The “what” of this project consists of direct voice channeling and the Leslie Flint Trust archives.

Leslie Flint was one of the best known and most tested Spiritualists during the twentieth century. Flint was so well-known because he was a direct voice medium, which was a distinct type of channeling the spirits of the deceased. Instead of going into a trance to channel spirits–which would involve speaking in the character of someone else–he claimed the ability to conjure an ectoplasmic voice box that hovered in the room with him, and the voices of the dead were heard by attendees speaking through that voice box–not through Flint’s own larynx.

“The voices of the dead speak directly to their friends or relatives and are located in a space a little above my head and slightly to one side of me” (Flint)

The “why” of this project spans subfields in rhetorical, cultural, and media studies. Flint’s direct voice channeling was rigorously tested; scientists and skeptics would attend his seances and demand he hold a specific volume of water in his mouth the entire time (to be measured for before and after the seance), while in other tests sensors and microphones were affixed to his throat to measure vibrations. The results of these tests largely concluded that Flint was not in fact speaking–no vibrations were registered, and no water was spilled.

I’m far less interested in whether you, or I, or the people who attended Flint’s sittings actually “believed” in his ability, or in the idea that there is or isn’t really an ectoplasmic voice box in the room.

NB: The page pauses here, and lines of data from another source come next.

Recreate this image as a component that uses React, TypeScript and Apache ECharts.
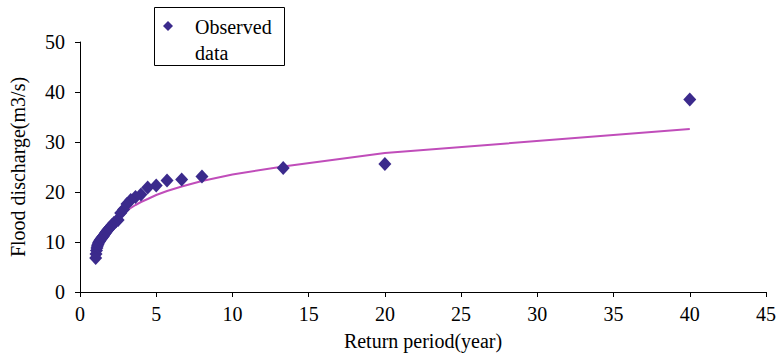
import React, { useEffect, useRef } from "react";
import * as echarts from "echarts";

const returnPeriods = [
  40, 20, 13.33, 8, 6.67, 5.71, 5, 4.44, 4, 3.64, 3.33, 3.08, 2.86, 2.67, 2.5,
  2.35, 2.22, 2.1, 2.0, 1.9, 1.82, 1.74, 1.67, 1.6, 1.54, 1.48, 1.43, 1.38,
  1.33, 1.29, 1.25, 1.21, 1.18, 1.14, 1.11, 1.08, 1.05, 1.03,
];
const observedQ = [
  38.5, 25.6, 24.8, 23.1, 22.5, 22.3, 21.3, 20.9, 19.5, 19.0, 18.4, 17.6, 16.5,
  15.8, 14.4, 14.1, 13.8, 13.4, 13.0, 12.7, 12.4, 12.1, 11.8, 11.5, 11.2, 11.0,
  10.8, 10.6, 10.4, 10.2, 10.0, 9.8, 9.5, 9.2, 8.8, 8.3, 7.6, 6.8,
];
const fitT = [2.86, 3.08, 3.33, 3.64, 4, 4.44, 5, 5.71, 6.67, 8, 10, 13.33, 20, 40];
const fitQ = [15.9, 16.3, 16.8, 17.4, 18.0, 18.6, 19.4, 20.2, 21.1, 22.2, 23.5, 25.1, 27.8, 32.6];

const xTicks = { min: 0, max: 45, interval: 5 };
const yTicks = { min: 0, max: 50, interval: 10 };

const FONT = "Liberation Serif";
const FS = 20;
const MARK = "#3B2A8C";

export default function App() {
  const ref = useRef<HTMLDivElement>(null);
  useEffect(() => {
    document.body.style.margin = "0";
    if (!ref.current) return;
    const chart = echarts.init(ref.current, null, { renderer: "svg" });
    const axisCommon = {
      axisLine: { show: true, lineStyle: { color: "#000", width: 1 } },
      axisTick: { show: true, inside: false, length: 5, lineStyle: { color: "#000" } },
      splitLine: { show: false },
      nameTextStyle: { color: "#000", fontFamily: FONT, fontSize: FS },
    };
    chart.setOption({
      animation: false,
      backgroundColor: "#fff",
      textStyle: { fontFamily: FONT },
      grid: { left: 79, right: 11, top: 42, bottom: 65, containLabel: false },
      xAxis: {
        type: "value",
        ...xTicks,
        ...axisCommon,
        name: "Return period(year)",
        nameLocation: "middle",
        nameGap: 39,
        axisLabel: { color: "#000", fontFamily: FONT, fontSize: FS, margin: 12 },
      },
      yAxis: {
        type: "value",
        ...yTicks,
        ...axisCommon,
        name: "Flood discharge(m3/s)",
        nameLocation: "middle",
        nameGap: 52,
        axisLabel: { color: "#000", fontFamily: FONT, fontSize: FS, margin: 15 },
      },
      series: [
        {
          name: "Fitted",
          type: "line",
          data: fitT.map((t, i) => [t, fitQ[i]]),
          showSymbol: false,
          symbol: "none",
          lineStyle: { color: "#C04DBA", width: 2 },
          z: 2,
        },
        {
          name: "Observed data",
          type: "scatter",
          data: returnPeriods.map((t, i) => [t, observedQ[i]]),
          symbol: "diamond",
          symbolSize: [13, 14],
          itemStyle: { color: MARK, opacity: 1 },
          z: 3,
        },
      ],
      graphic: [
        {
          type: "rect",
          shape: { x: 154.5, y: 7.5, width: 130, height: 58 },
          style: { fill: "#fff", stroke: "#000", lineWidth: 1 },
        },
        {
          type: "polygon",
          shape: { points: [[168, 21], [173, 26], [168, 31], [163, 26]] },
          style: { fill: MARK },
        },
        {
          type: "text",
          x: 195,
          y: 27,
          style: {
            text: "Observed",
            fontFamily: FONT,
            fontSize: FS,
            fill: "#000",
            verticalAlign: "middle",
          },
        },
        {
          type: "text",
          x: 195,
          y: 53,
          style: {
            text: "data",
            fontFamily: FONT,
            fontSize: FS,
            fill: "#000",
            verticalAlign: "middle",
          },
        },
      ],
    });
    return () => chart.dispose();
  }, []);
  return <div ref={ref} style={{ width: 779, height: 357 }} />;
}
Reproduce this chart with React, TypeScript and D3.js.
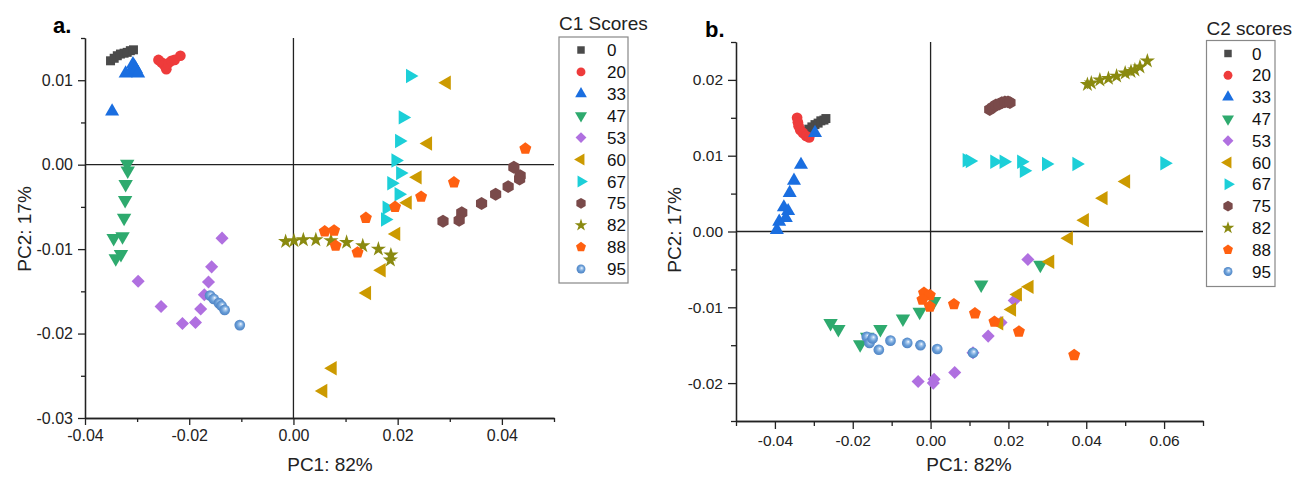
import { useEffect, useRef } from 'react';
import * as d3 from 'd3';

type Pt = [number, number];

// score groups (legend order)
const scoreLabels = ['0', '20', '33', '47', '53', '60', '67', '75', '82', '88', '95'];
const scoreColors = ['#4a4a4a', '#ee3b3b', '#1a6ee0', '#2eaa6e', '#b070e0', '#cc9a00', '#1ccfd8', '#7a4a4a', '#8a8a10', '#ff6010', '#6a9fd8'];

// panel a: C1 scores
const c1_0: Pt[] = [[-0.0351, 0.0123], [-0.0344, 0.0126], [-0.0338, 0.0129], [-0.0332, 0.0131], [-0.0325, 0.0132], [-0.0319, 0.0133], [-0.0313, 0.0135], [-0.0307, 0.0136]];
const c1_20: Pt[] = [[-0.0259, 0.0124], [-0.0253, 0.0121], [-0.0248, 0.0118], [-0.0244, 0.0113], [-0.024, 0.012], [-0.0234, 0.0123], [-0.0228, 0.0124], [-0.0217, 0.0129]];
const c1_33: Pt[] = [[-0.0348, 0.0063], [-0.0322, 0.0108], [-0.0314, 0.0109], [-0.0306, 0.0109], [-0.0305, 0.0116], [-0.0308, 0.0119], [-0.0302, 0.0113], [-0.0298, 0.0108]];
const c1_47: Pt[] = [[-0.0319, 0.0001], [-0.0318, -0.0007], [-0.0322, -0.0023], [-0.0323, -0.0042], [-0.0325, -0.0063], [-0.0345, -0.0087], [-0.0328, -0.0085], [-0.0341, -0.0111], [-0.0331, -0.0106]];
const c1_53: Pt[] = [[-0.0137, -0.0087], [-0.0157, -0.0121], [-0.0163, -0.0139], [-0.0171, -0.0154], [-0.0298, -0.0138], [-0.0254, -0.0168], [-0.0178, -0.0171], [-0.0213, -0.0188], [-0.0188, -0.0187]];
const c1_60: Pt[] = [[0.0294, 0.0097], [0.0258, 0.0025], [0.0238, -0.0015], [0.0219, -0.0045], [0.0197, -0.0082], [0.0169, -0.0125], [0.0141, -0.0152], [0.0075, -0.0241], [0.0057, -0.0268]];
const c1_67: Pt[] = [[0.0224, 0.0105], [0.021, 0.0056], [0.0203, 0.0028], [0.0196, 0.0005], [0.0205, -0.001], [0.0188, -0.0022], [0.0202, -0.0035], [0.0179, -0.0051], [0.0176, -0.0065]];
const c1_75: Pt[] = [[0.0423, -0.0003], [0.0435, -0.0013], [0.0434, -0.0017], [0.0412, -0.0026], [0.0388, -0.0035], [0.0361, -0.0046], [0.0323, -0.0057], [0.0318, -0.0066], [0.0287, -0.0067]];
const c1_82: Pt[] = [[-0.0015, -0.0091], [0.0001, -0.009], [0.0019, -0.0089], [0.0043, -0.0089], [0.0072, -0.009], [0.0102, -0.0092], [0.0133, -0.0096], [0.0163, -0.01], [0.0187, -0.0107], [0.0186, -0.0113]];
const c1_88: Pt[] = [[0.0445, 0.0019], [0.0308, -0.0021], [0.0245, -0.0038], [0.0195, -0.005], [0.0139, -0.0063], [0.006, -0.0079], [0.0078, -0.0078], [0.0081, -0.0096], [0.0123, -0.0104]];
const c1_95: Pt[] = [[-0.016, -0.0155], [-0.0153, -0.0159], [-0.0143, -0.0164], [-0.0138, -0.0167], [-0.0132, -0.0172], [-0.0103, -0.019]];

// panel b: C2 scores
const c2_0: Pt[] = [[-0.0323, 0.0132], [-0.0313, 0.0135], [-0.0305, 0.0138], [-0.0297, 0.0141], [-0.0289, 0.0143], [-0.0282, 0.0146], [-0.0274, 0.0147], [-0.0269, 0.0149]];
const c2_20: Pt[] = [[-0.0343, 0.015], [-0.0341, 0.0144], [-0.0339, 0.0139], [-0.0335, 0.0134], [-0.0328, 0.013], [-0.032, 0.0126], [-0.0312, 0.0124]];
const c2_33: Pt[] = [[-0.0395, 0.0002], [-0.0389, 0.0013], [-0.0372, 0.0018], [-0.0377, 0.0032], [-0.0366, 0.0027], [-0.0362, 0.0051], [-0.0351, 0.0067], [-0.0333, 0.0088], [-0.0297, 0.013]];
const c2_47: Pt[] = [[0.0282, -0.0044], [0.013, -0.007], [0.0009, -0.0092], [-0.0028, -0.0106], [-0.0071, -0.0115], [-0.0129, -0.0129], [-0.0163, -0.0139], [-0.0181, -0.0149], [-0.0237, -0.0129], [-0.0257, -0.0121]];
const c2_53: Pt[] = [[0.025, -0.0037], [0.0215, -0.0091], [0.0181, -0.012], [0.0148, -0.0138], [0.0109, -0.016], [0.0062, -0.0186], [0.0009, -0.0195], [0.0007, -0.02], [-0.0032, -0.0198]];
const c2_60: Pt[] = [[0.0502, 0.0066], [0.0444, 0.0044], [0.0396, 0.0015], [0.0355, -0.0009], [0.0307, -0.004], [0.0254, -0.0073], [0.0224, -0.0083], [0.0209, -0.0103], [0.0176, -0.0121]];
const c2_67: Pt[] = [[0.0093, 0.0094], [0.0101, 0.0093], [0.0164, 0.0092], [0.0188, 0.0092], [0.0233, 0.0092], [0.024, 0.008], [0.0297, 0.0089], [0.0375, 0.0089], [0.0601, 0.009]];
const c2_75: Pt[] = [[0.0152, 0.0161], [0.016, 0.0164], [0.0168, 0.0167], [0.0176, 0.0168], [0.0183, 0.017], [0.0191, 0.0171], [0.0199, 0.0171], [0.0204, 0.017]];
const c2_82: Pt[] = [[0.0403, 0.0194], [0.0413, 0.0196], [0.0435, 0.02], [0.0457, 0.0202], [0.0478, 0.0205], [0.05, 0.0209], [0.0515, 0.0211], [0.0525, 0.0213], [0.0538, 0.0217], [0.0557, 0.0225]];
const c2_88: Pt[] = [[-0.0017, -0.0081], [-0.0002, -0.0084], [-0.0021, -0.009], [-0.0002, -0.0099], [0.006, -0.0096], [0.0114, -0.0108], [0.0164, -0.0119], [0.0227, -0.0132], [0.0369, -0.0163]];
const c2_95: Pt[] = [[-0.0164, -0.0139], [-0.0157, -0.0147], [-0.0149, -0.0141], [-0.0133, -0.0156], [-0.0103, -0.0144], [-0.006, -0.0147], [-0.0026, -0.015], [0.0017, -0.0155], [0.0109, -0.016]];

const c1Series = [c1_0, c1_20, c1_33, c1_47, c1_53, c1_60, c1_67, c1_75, c1_82, c1_88, c1_95];
const c2Series = [c2_0, c2_20, c2_33, c2_47, c2_53, c2_60, c2_67, c2_75, c2_82, c2_88, c2_95];

const FONT = '"Liberation Sans", Arial, sans-serif';
const INK = '#222';

// regular polygon symbol, first vertex pointing up
const polygon = (n: number): d3.SymbolType => ({
  draw(ctx: any, size: number) {
    const r = Math.sqrt(size / ((n / 2) * Math.sin((2 * Math.PI) / n)));
    for (let i = 0; i < n; i++) {
      const a = -Math.PI / 2 + (i * 2 * Math.PI) / n;
      const x = r * Math.cos(a);
      const y = r * Math.sin(a);
      if (i === 0) ctx.moveTo(x, y);
      else ctx.lineTo(x, y);
    }
    ctx.closePath();
  },
});

// symbol type + rotation per group
const shapes: { type: d3.SymbolType; rot: number; k: number }[] = [
  { type: d3.symbolSquare, rot: 0, k: 0.9 },
  { type: d3.symbolCircle, rot: 0, k: 1 },
  { type: d3.symbolTriangle, rot: 0, k: 0.95 },
  { type: d3.symbolTriangle, rot: 180, k: 1 },
  { type: d3.symbolSquare, rot: 45, k: 0.95 },
  { type: d3.symbolTriangle, rot: -90, k: 1 },
  { type: d3.symbolTriangle, rot: 90, k: 1 },
  { type: polygon(6), rot: 0, k: 1.2 },
  { type: d3.symbolStar, rot: 0, k: 0.8 },
  { type: polygon(5), rot: 0, k: 1.05 },
  { type: d3.symbolCircle, rot: 0, k: 1 },
];

interface PanelSpec {
  tag: string;
  tagX: number;
  tagY: number;
  series: Pt[][];
  x: d3.ScaleLinear<number, number>;
  y: d3.ScaleLinear<number, number>;
  xMajor: number[];
  xMinor: number[];
  yMajor: number[];
  yMinor: number[];
  tickFont: number;
  tickLen: number;
  xTitleX: number;
  yTitleY: number;
  yTitleX: number;
  legendTitle: string;
  legendTitleY: number;
  legend: { x: number; y: number; w: number; h: number; sym: number; txt: number; y0: number; dy: number };
}

const panels: PanelSpec[] = [
  {
    tag: 'a.', tagX: 53, tagY: 33, series: c1Series,
    x: d3.scaleLinear().domain([-0.04, 0.05]).range([85, 554]),
    y: d3.scaleLinear().domain([-0.03, 0.015]).range([418, 38]),
    xMajor: [-0.04, -0.02, 0, 0.02, 0.04], xMinor: [-0.03, -0.01, 0.01, 0.03, 0.05],
    yMajor: [-0.03, -0.02, -0.01, 0, 0.01], yMinor: [-0.025, -0.015, -0.005, 0.005, 0.015],
    tickFont: 16, tickLen: 7, xTitleX: 330, yTitleY: 229, yTitleX: 31,
    legendTitle: 'C1 Scores', legendTitleY: 29.5,
    legend: { x: 559, y: 37, w: 69, h: 246, sym: 581, txt: 607, y0: 50, dy: 21.9 },
  },
  {
    tag: 'b.', tagX: 705, tagY: 37, series: c2Series,
    x: d3.scaleLinear().domain([-0.05, 0.07]).range([736, 1203]),
    y: d3.scaleLinear().domain([-0.025, 0.025]).range([421, 42]),
    xMajor: [-0.04, -0.02, 0, 0.02, 0.04, 0.06], xMinor: [-0.05, -0.03, -0.01, 0.01, 0.03, 0.05, 0.07],
    yMajor: [-0.02, -0.01, 0, 0.01, 0.02], yMinor: [-0.025, -0.015, -0.005, 0.005, 0.015, 0.025],
    tickFont: 15.5, tickLen: 8, xTitleX: 969, yTitleY: 230, yTitleX: 681,
    legendTitle: 'C2 scores', legendTitleY: 35,
    legend: { x: 1206.5, y: 40.5, w: 68.5, h: 246, sym: 1228, txt: 1252, y0: 53.5, dy: 21.8 },
  },
];

const fmt = (d: d3.NumberValue) => (+d).toFixed(2);

export default function App() {
  const svgRef = useRef<SVGSVGElement>(null);

  useEffect(() => {
    document.body.style.margin = '0';
    if (!svgRef.current) return;
    const svg = d3.select(svgRef.current);
    svg.selectAll('*').remove();

    const defs = svg.append('defs');
    const grad = defs
      .append('radialGradient')
      .attr('id', 'sphere')
      .attr('cx', '50%').attr('cy', '50%').attr('r', '55%')
      .attr('fx', '60%').attr('fy', '38%');
    grad.append('stop').attr('offset', '0%').attr('stop-color', '#ffffff');
    grad.append('stop').attr('offset', '20%').attr('stop-color', '#b4d0f0');
    grad.append('stop').attr('offset', '55%').attr('stop-color', '#6a9fd8');
    grad.append('stop').attr('offset', '100%').attr('stop-color', '#4a7ec0');

    const fillFor = (i: number) => (i === 10 ? 'url(#sphere)' : scoreColors[i]);
    const symPath = (i: number, size: number) =>
      d3.symbol().type(shapes[i].type).size(size * shapes[i].k)();

    panels.forEach((p) => {
      const g = svg.append('g').attr('font-family', FONT);
      const [x0, x1] = p.x.range();
      const [y0, y1] = p.y.range();

      // minor ticks
      g.append('g')
        .attr('transform', `translate(0,${y0})`)
        .call(d3.axisBottom(p.x).tickValues(p.xMinor).tickSize(p.tickLen - 3).tickSizeOuter(0).tickFormat(() => ''));
      g.append('g')
        .attr('transform', `translate(${x0},0)`)
        .call(d3.axisLeft(p.y).tickValues(p.yMinor).tickSize(p.tickLen - 3).tickSizeOuter(0).tickFormat(() => ''));

      // major ticks
      g.append('g')
        .attr('transform', `translate(0,${y0})`)
        .call(d3.axisBottom(p.x).tickValues(p.xMajor).tickSize(p.tickLen).tickPadding(p.tickLen === 7 ? 5 : 6).tickSizeOuter(0).tickFormat(fmt));
      g.append('g')
        .attr('transform', `translate(${x0},0)`)
        .call(d3.axisLeft(p.y).tickValues(p.yMajor).tickSize(p.tickLen).tickPadding(5).tickSizeOuter(0).tickFormat(fmt));

      g.selectAll('.domain, .tick line').attr('stroke', INK).attr('stroke-width', 1.3);
      g.selectAll('.tick text')
        .attr('fill', INK)
        .attr('font-size', p.tickFont)
        .attr('font-family', FONT);

      // zero cross lines
      g.append('line')
        .attr('x1', p.x(0)).attr('x2', p.x(0))
        .attr('y1', y0).attr('y2', y1)
        .attr('stroke', INK).attr('stroke-width', 1.3);
      g.append('line')
        .attr('x1', x0).attr('x2', x1)
        .attr('y1', p.y(0)).attr('y2', p.y(0))
        .attr('stroke', INK).attr('stroke-width', 1.3);

      // points
      p.series.forEach((pts, i) => {
        g.append('g')
          .selectAll('path')
          .data(pts)
          .enter()
          .append('path')
          .attr('d', symPath(i, 90))
          .attr('transform', (d) => `translate(${p.x(d[0])},${p.y(d[1])}) rotate(${shapes[i].rot})`)
          .attr('fill', fillFor(i));
      });

      // titles
      g.append('text')
        .attr('x', p.tagX).attr('y', p.tagY)
        .attr('font-size', 22).attr('font-weight', 700).attr('fill', '#000')
        .text(p.tag);
      g.append('text')
        .attr('x', p.xTitleX).attr('y', 471)
        .attr('text-anchor', 'middle')
        .attr('font-size', 19).attr('fill', INK)
        .text('PC1: 82%');
      g.append('text')
        .attr('transform', `translate(${p.yTitleX},${p.yTitleY}) rotate(-90)`)
        .attr('text-anchor', 'middle')
        .attr('font-size', 19).attr('fill', INK)
        .text('PC2: 17%');

      // legend
      const L = p.legend;
      g.append('text')
        .attr('x', L.x).attr('y', p.legendTitleY)
        .attr('font-size', 19).attr('fill', INK)
        .text(p.legendTitle);
      g.append('rect')
        .attr('x', L.x).attr('y', L.y)
        .attr('width', L.w).attr('height', L.h)
        .attr('fill', 'none').attr('stroke', '#888').attr('stroke-width', 1.2);
      const items = g
        .append('g')
        .selectAll('g')
        .data(scoreLabels)
        .enter()
        .append('g')
        .attr('transform', (_d, i) => `translate(0,${L.y0 + i * L.dy})`);
      items
        .append('path')
        .attr('d', (_d, i) => symPath(i, 62))
        .attr('transform', (_d, i) => `translate(${L.sym},0) rotate(${shapes[i].rot})`)
        .attr('fill', (_d, i) => fillFor(i));
      items
        .append('text')
        .attr('x', L.txt)
        .attr('dy', '0.36em')
        .attr('font-size', 17)
        .attr('fill', '#111')
        .text((d) => d);
    });
  }, []);

  return <svg ref={svgRef} width={1294} height={477} style={{ display: 'block', background: '#fff' }} />;
}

The “how” of this project is less defined right now. I’m working within AVAnnotate to create context and commentary around the audio, and am working towards locating this project more clearly within a given theoretical or methodological tradition. However, AVAnnotate is allowing me to interact with the audio in ways that move beyond listening and transcribing. I’m noticing that there’s a lot going on in these recordings regarding the way life is described after death, as well as the embodiment of the spectral voice. The voices (supposedly Doyle and Wilde) describe their material realities on the “other side,” their “world” beyond ours, and the bodies and spaces they've inhabited post-mortem.

What I have questions about are the ways various discursive communities sustained this practice as a) worthy of attention on a national or global scale, and b) made it legible as a verifiable practice through scientific tests. Concepts of life/death, voice, agency, and scientific truth are converging to create the conditions of reality that enabled this practice for decades. What can medium science/science of mediumship tell us about rhetorics of science, discursive construction of material, living/dead, and voice?